Magellan
Lors d'un voyage au Brésil, Stefan Zweig eut honte. Il naviguait depuis quelques jours sur un paquebot luxueux avec piscine et restaurants, télégraphe et air conditionné, et il s'ennuyait. C'est alors qu'il eut une pensée pour ceux qui les premiers s'aventurèrent sur l'Atlantique et qu'il s'intéressa aux navigateurs de la renaissance.
D'où ce Magellan qui nous raconte l'épopée de cette flotte de cinq navires le San Antonio, le Trinidad, le Concepcion, le Victoria et le Santiago qui quittent le port de Séville le 10 août 1519 pour se rendre aux Moluques, les iles des épices, en naviguant plein ouest. trois ans plus tard un seul navire reviendra avec seulement dix-huit hommes à bord.
Et sans son amiral Fernao de Magalhaes, portugais d'extraction modeste au service de la couronne espagnole, de celui qui allait devenir Charles Quint. Sans son amiral qui trouve la mort un peu bêtement dans une bataille qu'il a lui même provoqué avec un petit roi d'une ile des Philippines.
La biographie est complète, des premières armes de Magellan aux Indes comme navigateur jusqu'au retour de la Victoria à Séville.

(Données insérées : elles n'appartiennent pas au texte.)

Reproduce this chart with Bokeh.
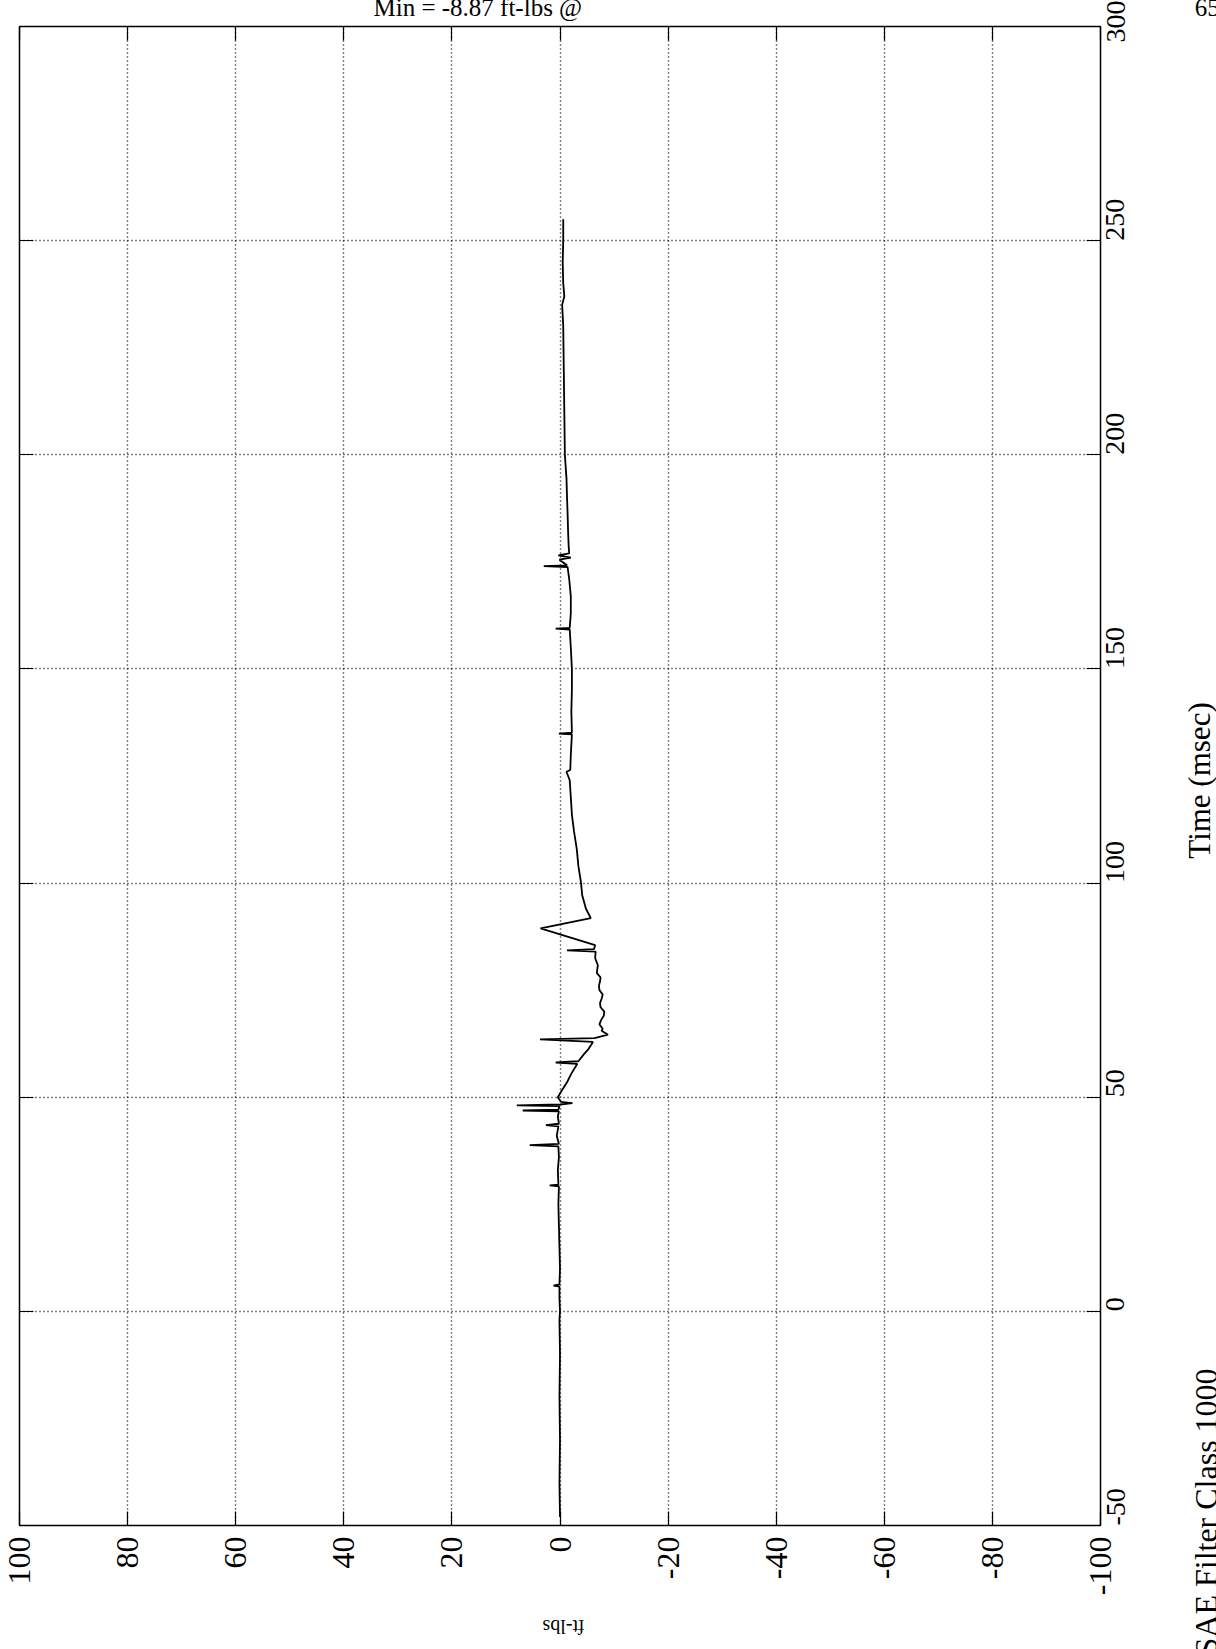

Zweig montre très bien au début de l'ouvrage combien la navigation a connu une révolution en un siècle : en 1418 les portugais atteignent péniblement Madère et un siècle plus tard Magellan fait le tout du monde.

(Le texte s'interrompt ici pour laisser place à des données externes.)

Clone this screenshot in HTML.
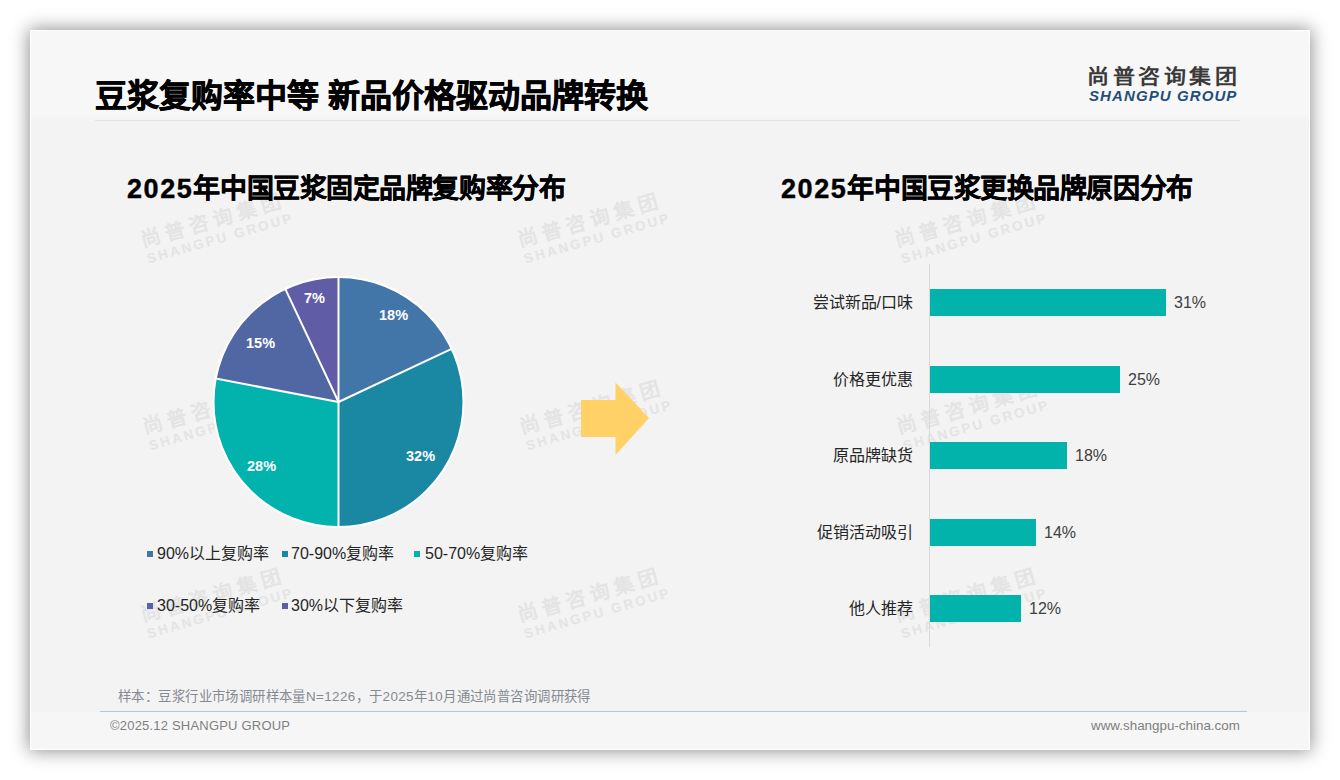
<!DOCTYPE html>
<html lang="zh-CN"><head><meta charset="utf-8">
<style>
html,body{margin:0;padding:0;background:#fff;width:1340px;height:780px;overflow:hidden;font-family:"Liberation Sans",sans-serif;}
.slide{position:absolute;left:30px;top:30px;width:1280px;height:720px;background:#f3f3f3;box-shadow:0 0 17px 1px rgba(0,0,0,0.45);overflow:hidden;}
.abs{position:absolute;white-space:nowrap;}
.hdr{position:absolute;left:0;top:0;width:1280px;height:92px;background:linear-gradient(#f7f7f7 0,#f7f7f7 85px,#f3f3f3 91px);}
.ftr{position:absolute;left:0;top:682px;width:1280px;height:38px;background:#f6f6f6;}
.title{left:65px;top:46px;font-size:32px;font-weight:bold;color:#000;line-height:40px;-webkit-text-stroke:0.7px #000;}
.sub{font-size:27px;font-weight:bold;color:#000;line-height:34px;-webkit-text-stroke:0.4px #000;}
.leg{font-size:16px;color:#262626;line-height:20px;}
.sq{position:absolute;width:6px;height:6px;}
.bl{font-size:16px;color:#262626;line-height:20px;text-align:right;}
.bv{font-size:16px;color:#404040;line-height:20px;}
.bar{position:absolute;background:#02B3AB;height:27px;left:900px;}
.pl{font-size:14.5px;font-weight:bold;color:#fff;line-height:16px;}
.wm{position:absolute;width:0;height:0;transform:rotate(-16deg);transform-origin:0 0;color:#e4e4e4;font-weight:bold;white-space:nowrap;}
.wcn{position:absolute;left:2px;top:-18px;font-size:20px;line-height:22px;letter-spacing:5px;}
.wen{position:absolute;left:3px;top:6px;font-size:13.5px;line-height:14px;letter-spacing:2.4px;}
</style></head><body>
<div class="slide">
  <div class="hdr"></div>
  <div class="ftr"></div>
  <!-- watermarks -->
  <div class="wm" style="left:111px;top:218px;"><div class="wcn">尚普咨询集团</div><div class="wen">SHANGPU GROUP</div></div>
  <div class="wm" style="left:488px;top:218px;"><div class="wcn">尚普咨询集团</div><div class="wen">SHANGPU GROUP</div></div>
  <div class="wm" style="left:865px;top:218px;"><div class="wcn">尚普咨询集团</div><div class="wen">SHANGPU GROUP</div></div>
  <div class="wm" style="left:113px;top:405px;"><div class="wcn">尚普咨询集团</div><div class="wen">SHANGPU GROUP</div></div>
  <div class="wm" style="left:490px;top:405px;"><div class="wcn">尚普咨询集团</div><div class="wen">SHANGPU GROUP</div></div>
  <div class="wm" style="left:867px;top:405px;"><div class="wcn">尚普咨询集团</div><div class="wen">SHANGPU GROUP</div></div>
  <div class="wm" style="left:111px;top:593px;"><div class="wcn">尚普咨询集团</div><div class="wen">SHANGPU GROUP</div></div>
  <div class="wm" style="left:488px;top:593px;"><div class="wcn">尚普咨询集团</div><div class="wen">SHANGPU GROUP</div></div>
  <div class="wm" style="left:865px;top:593px;"><div class="wcn">尚普咨询集团</div><div class="wen">SHANGPU GROUP</div></div>
  <div class="abs title">豆浆复购率中等 新品价格驱动品牌转换</div>
  <div style="position:absolute;left:65px;top:90px;width:1145px;height:1px;background:#e2e2e2"></div>
  <!-- logo -->
  <div class="abs" style="left:1057px;top:36px;font-size:20px;font-weight:bold;color:#3a3a3a;letter-spacing:3.2px;line-height:22px;transform:scaleX(1.1);transform-origin:0 0;">尚普咨询集团</div>
  <div class="abs" style="left:1059px;top:58px;font-size:15px;font-weight:bold;font-style:italic;color:#1f4e79;letter-spacing:1.1px;line-height:16px;">SHANGPU GROUP</div>

  <div class="abs sub" style="left:97px;top:142px;letter-spacing:-0.45px;"><span style="letter-spacing:1.6px">2025</span>年中国豆浆固定品牌复购率分布</div>
  <div class="abs sub" style="left:751px;top:142px;letter-spacing:-0.45px;"><span style="letter-spacing:1.6px">2025</span>年中国豆浆更换品牌原因分布</div>

  <!-- pie -->
  <svg style="position:absolute;left:-30px;top:-30px" width="1340" height="780">
<path d="M338.5 402 L338.50 277.00 A125 125 0 0 1 451.60 348.78 Z" fill="#4275A8"/>
<path d="M338.5 402 L451.60 348.78 A125 125 0 0 1 338.50 527.00 Z" fill="#1A88A3"/>
<path d="M338.5 402 L338.50 527.00 A125 125 0 0 1 215.71 378.58 Z" fill="#02B2AD"/>
<path d="M338.5 402 L215.71 378.58 A125 125 0 0 1 285.28 288.90 Z" fill="#5167A4"/>
<path d="M338.5 402 L285.28 288.90 A125 125 0 0 1 338.50 277.00 Z" fill="#605CA6"/>
<g stroke="#fff" stroke-width="2" fill="none">
<path d="M338.5 402 L338.50 277.00"/><path d="M338.5 402 L451.60 348.78"/><path d="M338.5 402 L338.50 527.00"/><path d="M338.5 402 L215.71 378.58"/><path d="M338.5 402 L285.28 288.90"/>
<circle cx="338.5" cy="402" r="125"/>
</g>
<polygon points="581,400 615.5,400 615.5,382.5 649,418 615.5,455 615.5,437 581,437" fill="#FFD166"/>
<line x1="929.5" y1="264" x2="929.5" y2="647" stroke="#d9d9d9" stroke-width="1"/>
  </svg>
  <div class="abs pl" style="left:349px;top:277px;">18%</div>
  <div class="abs pl" style="left:376px;top:418px;">32%</div>
  <div class="abs pl" style="left:217px;top:428px;">28%</div>
  <div class="abs pl" style="left:216px;top:305px;">15%</div>
  <div class="abs pl" style="left:274px;top:260px;">7%</div>

  <!-- legend -->
  <div class="sq" style="left:117px;top:521px;background:#4275A8"></div>
  <div class="abs leg" style="left:127px;top:514px;">90%以上复购率</div>
  <div class="sq" style="left:252px;top:521px;background:#1A88A3"></div>
  <div class="abs leg" style="left:261px;top:514px;">70-90%复购率</div>
  <div class="sq" style="left:384px;top:521px;background:#02B2AD"></div>
  <div class="abs leg" style="left:395px;top:514px;">50-70%复购率</div>
  <div class="sq" style="left:117px;top:573px;background:#5167A4"></div>
  <div class="abs leg" style="left:127px;top:566px;">30-50%复购率</div>
  <div class="sq" style="left:252px;top:573px;background:#605CA6"></div>
  <div class="abs leg" style="left:261px;top:566px;">30%以下复购率</div>

  <!-- bars -->
  <div class="bar" style="top:259px;width:236px;"></div>
  <div class="bar" style="top:336px;width:190px;"></div>
  <div class="bar" style="top:412px;width:137px;"></div>
  <div class="bar" style="top:489px;width:106px;"></div>
  <div class="bar" style="top:565px;width:91px;"></div>
  <div class="abs bl" style="right:397px;top:263px;">尝试新品/口味</div>
  <div class="abs bl" style="right:397px;top:340px;">价格更优惠</div>
  <div class="abs bl" style="right:397px;top:416px;">原品牌缺货</div>
  <div class="abs bl" style="right:397px;top:493px;">促销活动吸引</div>
  <div class="abs bl" style="right:397px;top:569px;">他人推荐</div>
  <div class="abs bv" style="left:1144px;top:263px;">31%</div>
  <div class="abs bv" style="left:1098px;top:340px;">25%</div>
  <div class="abs bv" style="left:1045px;top:416px;">18%</div>
  <div class="abs bv" style="left:1014px;top:493px;">14%</div>
  <div class="abs bv" style="left:999px;top:569px;">12%</div>

  <!-- footer -->
  <div class="abs" style="left:88px;top:659px;font-size:13.4px;letter-spacing:0.42px;color:#858a92;line-height:16px;">样本：豆浆行业市场调研样本量N=1226，于2025年10月通过尚普咨询调研获得</div>
  <div style="position:absolute;left:70px;top:681px;width:1147px;height:1px;background:#b4c7d9"></div>
  <div class="abs" style="left:80px;top:688px;font-size:13px;letter-spacing:0.2px;color:#7f7f7f;line-height:16px;">©2025.12 SHANGPU GROUP</div>
  <div class="abs" style="left:1061px;top:688px;font-size:13.4px;color:#7f7f7f;line-height:16px;">www.shangpu-china.com</div>
  <div style="position:absolute;left:0;top:0;width:1278px;height:718px;border:1px solid rgba(255,255,255,0.9);"></div>
</div>
</body></html>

Le Portugal et l'Espagne étaient des pays à la périphérie de l'Europe, à l'écart de la route des épices contrôlée par les musulmans et Venise et ils mettent en place de nouvelles routes en quelques années et se créent des empires.
L'ouvrage de Zweig montre surtout que la détermination est essentielle à la réalisation d'une idée. Son tour du monde, Magellan l'a conduit à son terme envers et contre tous et d'abord contre ses quatre adjoints espagnols et ses équipages qui n'ont pas manqué de plaider sans relâche pour faire demi tour devant la difficulté de trouver un passage au delà de l'Atlantique. Méticulosité, fermeté, ruse, détermination, droiture...
Accessoirement on notera que le prix des épices rapportées a permis de rembourser l'investissement de départ, du moins si l'on fait abstraction des deux cents et quelques marins morts pour l'essentiel de faim, de soif ou de froid, mais à cette époque que valait la vie d'un marin?